Snowflake PHI Detection
Learn how to detect protected health information (PHI) in Snowflake environments. Follow step-by-step guidance for HIPAA compliance.
Why It Matters
The core goal is to identify every location where protected health information is stored within your Snowflake environment, so you can remediate unintended exposures before they become breaches. Scanning for PHI in Snowflake is a priority for healthcare organizations subject to HIPAA, as it helps you prove you've discovered and accounted for all sensitive healthcare assets—mitigating the risk of data exposure.
A thorough scan delivers immediate visibility, laying the foundation for automated policy enforcement and ongoing compliance.
Prerequisites
Permissions & Roles
- Snowflake ACCOUNTADMIN or SECURITYADMIN role
- USAGE privileges on databases and schemas
- SELECT privileges on tables containing PHI
External Tools
- Snowflake CLI or SnowSQL
- Cyera DSPM account
- API credentials
Prior Setup
- Snowflake account provisioned
- Database and schema structure defined
- Network policies configured
- Business Associate Agreement (BAA) in place
Introducing Cyera
Cyera is a modern Data Security Posture Management (DSPM) platform that discovers, classifies, and continuously monitors your sensitive data across cloud services. By automating the discovery of PHI in Snowflake using advanced AI and Named Entity Recognition (NER) models, Cyera ensures you stay ahead of accidental exposures and meet HIPAA audit requirements in real time. The platform's AI-powered classification engine can identify medical record numbers, patient names, diagnosis codes, and other PHI patterns with high accuracy.
Step-by-Step Guide
Ensure proper role hierarchy is established and create a service account with the minimum required privileges for scanning healthcare data tables.

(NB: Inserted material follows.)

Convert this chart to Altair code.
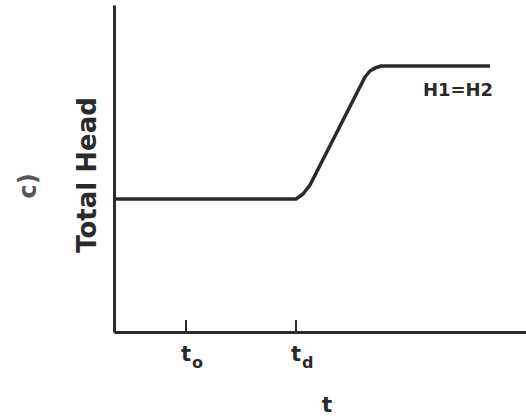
import altair as alt
import pandas as pd

# Curve of total head vs time (plot units: x 0-412, y 0-327)
t_vals = [0, 182, 189, 196, 251, 256, 261, 267, 376]
head_vals = [133, 133, 138, 147, 255, 261, 264, 266, 266]

# Tick positions and labels on the time axis
tick_pos = [72, 182]
tick_main = ["t", "t"]
tick_sub = ["o", "d"]

series_label = "H1=H2"
x_title = "t"
y_title = "Total Head"
panel_label = "c)"

FONT = "DejaVu Sans"
INK = "#2a2a2a"

xs = alt.Scale(domain=[0, 412], nice=False, zero=False)
ys = alt.Scale(domain=[0, 327], nice=False, zero=False)

curve_df = pd.DataFrame({"t": t_vals, "h": head_vals})
base = alt.Chart(curve_df).mark_line(color=INK, strokeWidth=3.5, strokeJoin="round").encode(
    x=alt.X("t:Q", scale=xs, axis=alt.Axis(domain=True, domainWidth=3, domainColor=INK,
                                            labels=False, ticks=False, grid=False, title=None)),
    y=alt.Y("h:Q", scale=ys, axis=alt.Axis(domain=True, domainWidth=3, domainColor=INK,
                                            labels=False, ticks=False, grid=False, title=None)),
)

ticks_df = pd.DataFrame({"x": tick_pos, "y0": [0, 0], "y1": [12, 12],
                         "main": tick_main, "sub": tick_sub})
ticks = alt.Chart(ticks_df).mark_rule(color=INK, strokeWidth=2).encode(
    x=alt.X("x:Q", scale=xs), y=alt.Y("y0:Q", scale=ys), y2="y1:Q")

tick_main_txt = alt.Chart(ticks_df).mark_text(
    font=FONT, fontWeight="bold", fontSize=21, color=INK, baseline="middle", align="center", dx=0, dy=23
).encode(x=alt.X("x:Q", scale=xs), y=alt.Y("y0:Q", scale=ys), text="main:N")

tick_sub_txt = alt.Chart(ticks_df).mark_text(
    font=FONT, fontWeight="bold", fontSize=16, color=INK, baseline="middle", align="left", dx=6, dy=31
).encode(x=alt.X("x:Q", scale=xs), y=alt.Y("y0:Q", scale=ys), text="sub:N")

lab_df = pd.DataFrame({"x": [344], "y": [241], "s": [series_label]})
series_txt = alt.Chart(lab_df).mark_text(
    font=FONT, fontWeight="bold", fontSize=18, color=INK, baseline="middle", align="center"
).encode(x=alt.X("x:Q", scale=xs), y=alt.Y("y:Q", scale=ys), text="s:N")

xt_df = pd.DataFrame({"x": [213], "y": [-73], "s": [x_title]})
x_title_txt = alt.Chart(xt_df).mark_text(
    font=FONT, fontWeight="bold", fontSize=22, color=INK, baseline="middle", align="center"
).encode(x=alt.X("x:Q", scale=xs), y=alt.Y("y:Q", scale=ys), text="s:N")

yt_df = pd.DataFrame({"x": [-26], "y": [157], "s": [y_title]})
y_title_txt = alt.Chart(yt_df).mark_text(
    font=FONT, fontWeight="bold", fontSize=26, color=INK, baseline="middle", align="center", angle=270
).encode(x=alt.X("x:Q", scale=xs), y=alt.Y("y:Q", scale=ys), text="s:N")

pl_df = pd.DataFrame({"x": [-85], "y": [146], "s": [panel_label]})
panel_txt = alt.Chart(pl_df).mark_text(
    font=FONT, fontWeight="bold", fontSize=24, color="#555", baseline="middle", align="center", angle=270
).encode(x=alt.X("x:Q", scale=xs), y=alt.Y("y:Q", scale=ys), text="s:N")

chart = alt.layer(base, ticks, tick_main_txt, tick_sub_txt, series_txt, x_title_txt,
                  y_title_txt, panel_txt).properties(
    width=412, height=327,
    autosize=alt.AutoSizeParams(type="none"),
    padding={"left": 114, "top": 5, "right": 0, "bottom": 87},
    background="white",
).configure_view(stroke=None)

chart.save("out.html", embed_options={"renderer": "svg", "actions": False})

In the Cyera portal, navigate to Integrations → DSPM → Add new. Select Snowflake, provide your account details and service principal credentials, then define the scan scope to include healthcare databases and patient data tables.
Configure webhooks or streaming exports to push PHI detection results into your healthcare SIEM or Security Hub. Link findings to existing compliance tracking systems like GRC platforms or healthcare audit tools.
Review the initial PHI detection report, prioritize tables with large volumes of patient data, and adjust detection rules to reduce false positives on synthetic or de-identified datasets. Schedule recurring scans to maintain HIPAA compliance visibility.
Architecture & Workflow
Snowflake Information Schema
Source of metadata for databases, schemas, and tables
Cyera Connector
Pulls metadata and samples healthcare data for classification
Cyera AI Engine
Applies NER models and PHI detection algorithms
HIPAA Reporting & Remediation
Compliance dashboards, alerts, and remediation playbooks
Data Flow Summary
Best Practices & Tips
Performance Considerations
- Start with incremental scans on patient data tables
- Use statistical sampling for very large healthcare datasets
- Schedule scans during off-peak hours
Tuning PHI Detection Rules
- Maintain allowlists for synthetic patient datasets
- Adjust confidence thresholds for medical terminology
- Configure custom patterns for organization-specific PHI
Common Pitfalls
- Overlooking temporary tables with patient data
- Missing external stages containing healthcare files
- Neglecting to scan shared databases from partners